Martin Tournoij wrote:
On Wed, 16 Aug 2006 18:21:49 +0200, Mark Manzano <[EMAIL PROTECTED]> wrote:

Hi,
I am using freeBSD Unix and someone deleted a bunch of files from the hard drive. I know when you delete a file from unix, only the pointer or inode is deleted and not the actual file. From a software perspective, the information is probally gone. However on a hardware perspective I believe the data is still there. Are there any tools to retrieve the lost files?
 This is what I want to do:
On the hardware level the hard drive is a physical storage device with little tiny "switches" that flip between 1's and 0's. Those switches stay set to whatever they were set at unless they are set to something else. What I want to attach the hard drive to another computer with a second hard drive in it (a blank one) and boot to a floppy disk. From there, a program or tool will scan all the switches ( 1s and 0s) to try to find patterns that indicate the presence of files. Then copy those files to the blank hard drive.
 Thank you.


There are several commercial tools that can restore file on a UFS partition, I'm not aware of any free tools

I used Stellar Phoenix (sucsesfully) a while ago after a windows crash destoyed my part of my UFS partition (grmbl!)
http://www.stellarinfo.com/disk-recovery.htm#bsd

Not cheap though, $355, I don't want to encourage illegal software use,

I have used The Coroners Toolkit to recover files on Solaris a few years ago, nearly an entire partition. The learning curve is a bit steep but there are several how-tos available.

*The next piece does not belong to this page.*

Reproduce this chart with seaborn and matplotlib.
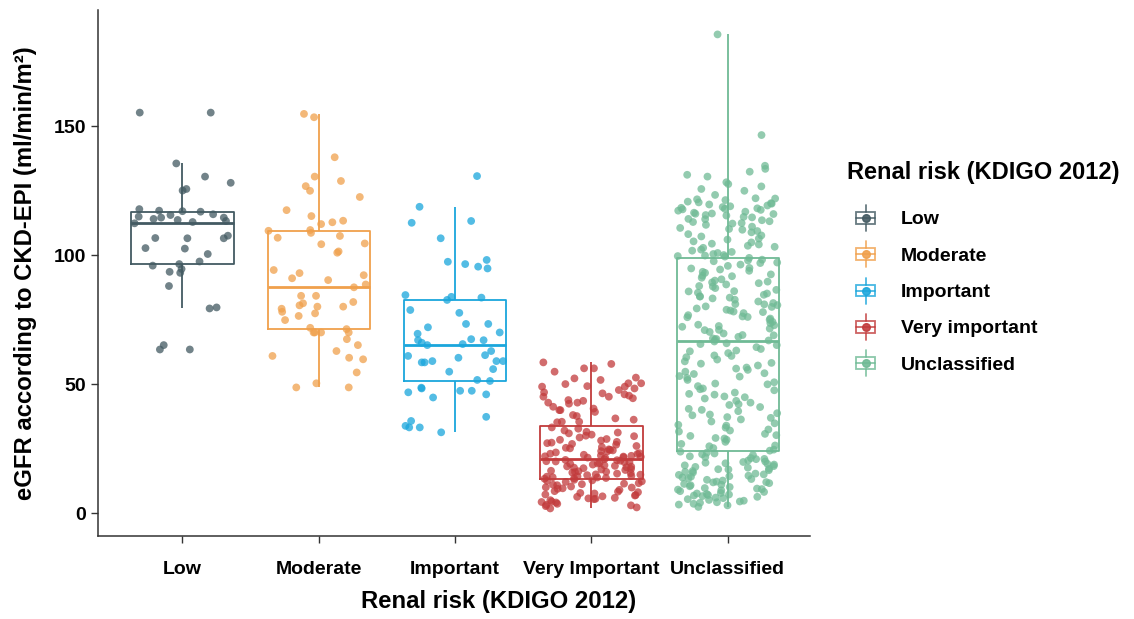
import numpy as np
import pandas as pd
import matplotlib
matplotlib.use("Agg")
import matplotlib.pyplot as plt
import seaborn as sns
from matplotlib.legend_handler import HandlerBase
from matplotlib.patches import Rectangle, Patch
from matplotlib.lines import Line2D

categories = ["Low", "Moderate", "Important", "Very Important", "Unclassified"]
legend_labels = ["Low", "Moderate", "Important", "Very important", "Unclassified"]
colors = ["#435a62", "#f0a04c", "#1aa6dc", "#c23b3c", "#6fba95"]

low_vals = [155.2, 155.2, 135.5, 130.4, 128.0, 125.6, 125.0, 117.8, 117.2, 117.0,
            116.8, 115.8, 115.5, 114.9, 114.5, 114.5, 114.0, 113.6, 113.2, 112.3,
            112.8, 107.5, 106.6, 106.5, 106.5, 102.7, 102.5, 100.4, 97.5, 96.5,
            95.9, 94.6, 93.5, 93.1, 88.0, 79.7, 79.3, 65.1, 63.4, 63.4]

moderate_vals = [153.4, 154.7, 137.9, 126.7, 130.4, 128.7, 124.9, 122.5, 117.4, 113.3,
                 108.6, 115.1, 112.7, 112.0, 109.7, 109.4, 106.7, 107.4, 104.2, 101.4,
                 104.5, 100.9, 94.2, 93.0, 90.3, 91.0, 88.6, 92.2, 87.5, 84.2,
                 81.8, 79.2, 80.5, 77.4, 80.0, 80.0, 78.0, 81.3, 84.2, 76.4,
                 74.8, 71.8, 70.0, 71.3, 70.0, 70.0, 70.0, 67.4, 65.1, 62.8,
                 60.2, 59.6, 60.9, 54.5, 48.7, 50.3, 48.7]

important_vals = [130.6, 118.7, 113.2, 112.5, 106.5, 98.1, 97.4, 96.5, 95.5, 94.8,
                  83.5, 84.5, 82.6, 83.8, 78.7, 77.6, 73.3, 73.3, 70.0, 69.5,
                  72.0, 67.4, 67.0, 65.1, 65.5, 66.0, 67.0, 62.8, 60.9, 60.2,
                  61.2, 58.9, 58.9, 58.4, 55.8, 58.9, 58.4, 54.8, 51.6, 51.2,
                  48.3, 47.4, 46.0, 47.4, 48.6, 46.8, 44.8, 37.3, 33.2, 33.8,
                  31.3, 35.7, 33.2]

very_important_vals = [
    58.4, 56.1, 57.8, 56.1, 54.8, 52.2, 51.6, 52.5, 50.3, 50.0,
    49.0, 49.0, 48.3, 49.2, 47.7, 50.3, 46.4, 45.5, 45.1, 43.8,
    42.4, 41.2, 44.5, 46.8, 45.1, 42.8, 42.8, 43.5, 39.9, 40.5,
    39.2, 38.0, 36.7, 35.2, 39.9, 37.6, 35.4, 35.4, 36.2, 46.0,
    33.2, 32.7, 32.0, 31.5, 30.9, 30.4, 29.8, 29.3, 28.7, 28.1,
    27.6, 27.1, 26.5, 26.0, 25.6, 25.1, 24.7, 24.3, 23.9, 23.5,
    23.2, 22.9, 22.6, 22.3, 22.0, 21.8, 21.6, 21.4, 31.2, 28.4,
    26.8, 25.3, 24.0, 23.0, 22.2, 21.5, 30.0, 27.3, 24.5, 21.9,
    20.9, 20.6, 20.3, 20.0, 19.7, 19.4, 19.1, 18.8, 18.5, 18.1,
    17.8, 17.4, 17.1, 16.7, 16.4, 16.0, 15.7, 15.3, 15.0, 14.7,
    14.4, 14.1, 13.8, 13.5, 13.3, 20.5, 19.2, 18.0, 16.9, 15.9,
    14.9, 13.9, 20.1, 18.3, 16.2, 14.2, 19.8, 17.6, 15.5, 13.6,
    12.9, 12.5, 12.1, 11.6, 11.2, 10.8, 10.3, 9.9, 9.4, 9.0,
    8.5, 8.1, 7.6, 7.2, 6.8, 6.3, 5.9, 5.4, 5.0, 4.5,
    4.1, 3.6, 3.2, 2.7, 2.2, 1.8, 12.7, 11.0, 9.6, 8.3,
    7.0, 5.7, 4.3, 12.3, 10.0, 7.8, 5.5, 3.0, 11.4, 6.5]

unclassified_vals = [
    185.5, 146.5, 134.6, 133.4, 132.3, 131.1, 130.4, 128.2, 127.5, 126.6,
    125.6, 124.9, 123.3, 122.0, 121.6, 121.3, 120.7, 120.4, 119.9, 119.6,
    119.2, 118.9, 118.3, 118.1, 117.7, 117.5, 117.2, 116.8, 116.4, 116.1,
    115.9, 115.3, 114.8, 114.6, 114.0, 113.5, 113.1, 112.8, 112.2, 111.7,
    111.0, 110.5, 110.1, 109.3, 108.8, 108.1, 107.6, 107.2, 106.4, 106.0,
    105.3, 104.9, 104.1, 103.6, 103.2, 102.8, 102.1, 101.7, 101.2, 100.8,
    100.4, 100.0, 99.8, 99.6, 99.4, 113.9, 118.6, 120.1, 116.0, 112.4,
    109.8, 115.5, 117.9, 121.9, 104.4,
    98.9, 98.2, 97.6, 97.1, 96.3, 95.8, 95.0, 94.4, 93.9, 93.1,
    92.5, 91.8, 91.2, 90.6, 89.7, 89.1, 88.6, 87.8, 87.2, 86.5,
    85.9, 85.1, 84.6, 83.9, 83.2, 82.7, 82.0, 81.4, 80.6, 80.1,
    79.3, 78.8, 78.1, 77.5, 76.7, 76.2, 75.4, 74.9, 74.1, 73.6,
    72.8, 72.2, 71.5, 70.9, 70.2, 69.6, 68.9, 68.3, 67.7, 67.2,
    66.9, 96.9, 94.8, 92.0, 90.1, 88.0, 86.0, 84.0, 81.0, 79.9,
    77.9, 75.9, 73.0, 71.0, 69.0, 67.5, 93.5, 89.4, 85.4, 80.9,
    76.0, 72.5, 97.9, 83.5, 78.5,
    66.5, 65.8, 65.1, 64.3, 63.6, 62.7, 62.0, 61.1, 60.4, 59.5,
    58.8, 57.9, 57.2, 56.4, 55.5, 54.8, 53.9, 53.1, 52.4, 51.6,
    50.7, 49.9, 49.2, 48.3, 47.6, 46.7, 45.9, 45.2, 44.4, 43.5,
    42.8, 41.9, 41.1, 40.4, 39.5, 38.7, 37.9, 37.2, 36.3, 35.5,
    34.8, 33.9, 33.1, 32.4, 31.6, 30.7, 29.9, 29.1, 28.4, 27.6,
    26.8, 25.9, 25.2, 24.6, 24.2, 63.0, 58.2, 54.2, 50.2, 46.2,
    42.2, 38.2, 34.2, 30.2, 26.2, 60.9, 52.9, 44.9, 36.9, 28.9,
    56.0, 48.0, 40.0, 32.0, 65.5,
    23.8, 23.1, 22.5, 21.7, 21.0, 20.4, 19.8, 19.1, 18.5, 17.9,
    17.2, 16.6, 16.0, 15.3, 14.8, 14.1, 13.5, 12.9, 12.2, 11.6,
    11.0, 10.4, 9.7, 9.1, 8.5, 7.8, 7.2, 6.6, 6.0, 5.4,
    4.8, 4.2, 3.6, 3.0, 2.4, 23.4, 22.0, 20.9, 19.5, 18.2,
    17.0, 15.7, 14.5, 13.2, 12.0, 10.8, 9.5, 8.2, 7.0, 5.8,
    4.5, 22.8, 20.0, 17.6, 15.0, 12.6, 10.1, 7.6, 5.1, 21.3,
    18.8, 16.3, 13.8, 11.3, 8.8, 6.3, 4.0, 19.3, 14.3, 9.3,
    6.8, 3.3, 16.9, 11.9, 7.4]

y_ticks = [0, 50, 100, 150]

groups = [low_vals, moderate_vals, important_vals, very_important_vals, unclassified_vals]
df = pd.DataFrame({
    "group": np.concatenate([[c] * len(v) for c, v in zip(categories, groups)]),
    "value": np.concatenate(groups),
})

sns.set_style("ticks")
plt.rcParams["font.family"] = ["Liberation Sans", "DejaVu Sans"]
plt.rcParams["font.weight"] = "bold"
plt.rcParams["text.color"] = "black"
plt.rcParams["axes.labelcolor"] = "black"

fig = plt.figure(figsize=(11.34, 6.19), dpi=100)
ax = fig.add_axes([0.0864, 0.134, 0.6275, 0.85])

sns.boxplot(data=df, x="group", y="value", hue="group", order=categories,
            hue_order=categories, palette=colors, fill=False, showfliers=False,
            showcaps=False, width=0.75, linewidth=1.3, legend=False, ax=ax,
            medianprops=dict(linewidth=2.0))

np.random.seed(7)
sns.stripplot(data=df, x="group", y="value", hue="group", order=categories,
              hue_order=categories, palette=colors, jitter=0.37, size=5.6,
              alpha=0.75, linewidth=0, legend=False, ax=ax, zorder=3)

ax.set_xlim(-0.62, 4.6)
ax.set_ylim(-8.9, 195)
ax.set_yticks(y_ticks)
ax.set_xlabel("Renal risk (KDIGO 2012)", fontsize=17.2, fontweight="bold",
              color="black")
ax.xaxis.set_label_coords(0.563, -0.103)
ax.set_ylabel("eGFR according to CKD-EPI (ml/min/m²)", fontsize=17.2,
              fontweight="bold", labelpad=12, color="black")
ax.tick_params(axis="both", labelsize=14, length=5, width=1, color="#333333",
               labelcolor="black")
for lab in ax.get_xticklabels() + ax.get_yticklabels():
    lab.set_fontweight("bold")
ax.tick_params(axis="x", pad=13)
for s in ["top", "right"]:
    ax.spines[s].set_visible(False)
for s in ["left", "bottom"]:
    ax.spines[s].set_color("#333333")
    ax.spines[s].set_linewidth(1.1)
ax.grid(False)


class BoxHandler(HandlerBase):
    def create_artists(self, legend, orig_handle, xdescent, ydescent, width,
                       height, fontsize, trans):
        c = orig_handle.get_facecolor()
        x0, y0 = -xdescent, -ydescent
        cx, cy = x0 + width / 2, y0 + height / 2
        bw, bh = width * 0.68, height * 0.5
        kw = dict(color=c, lw=1.3, alpha=0.8, transform=trans)
        rect = Rectangle((cx - bw / 2, cy - bh / 2), bw, bh, fill=False,
                         edgecolor=c, lw=1.3, alpha=0.8, transform=trans)
        w1 = Line2D([cx, cx], [cy + bh / 2, y0 + height * 1.05], **kw)
        w2 = Line2D([cx, cx], [y0 - height * 0.05, cy - bh / 2], **kw)
        med = Line2D([cx - bw / 2, cx + bw / 2], [cy, cy], **kw)
        dot = Line2D([cx], [cy], marker="o", ms=5.5, ls="none", color=c,
                     alpha=0.9, transform=trans)
        return [rect, w1, w2, med, dot]


fig.text(847 / 1134, 1 - 172 / 619, "Renal risk (KDIGO 2012)", ha="left",
         va="center", fontsize=17.0, fontweight="bold", color="black")

handles = [Patch(facecolor=c) for c in colors]
leg = fig.legend(handles, legend_labels, handler_map={Patch: BoxHandler()},
                 loc="upper left", bbox_to_anchor=(0.736, 0.6955), frameon=False,
                 prop={"weight": "bold", "size": 14}, handlelength=1.4,
                 handleheight=1.5, labelspacing=0.65, handletextpad=1.1,
                 labelcolor="black")

fig.savefig("out.png", dpi=100)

It is more intended as an 'after breakin' discovery tool, but it recovers files quite well.

http://www.porcupine.org/forensics/

DAve



--
Three years now I've asked Google why they don't have a
logo change for Memorial Day. Why do they choose to do logos
for other non-international holidays, but nothing for
Veterans?

Maybe they forgot who made that choice possible.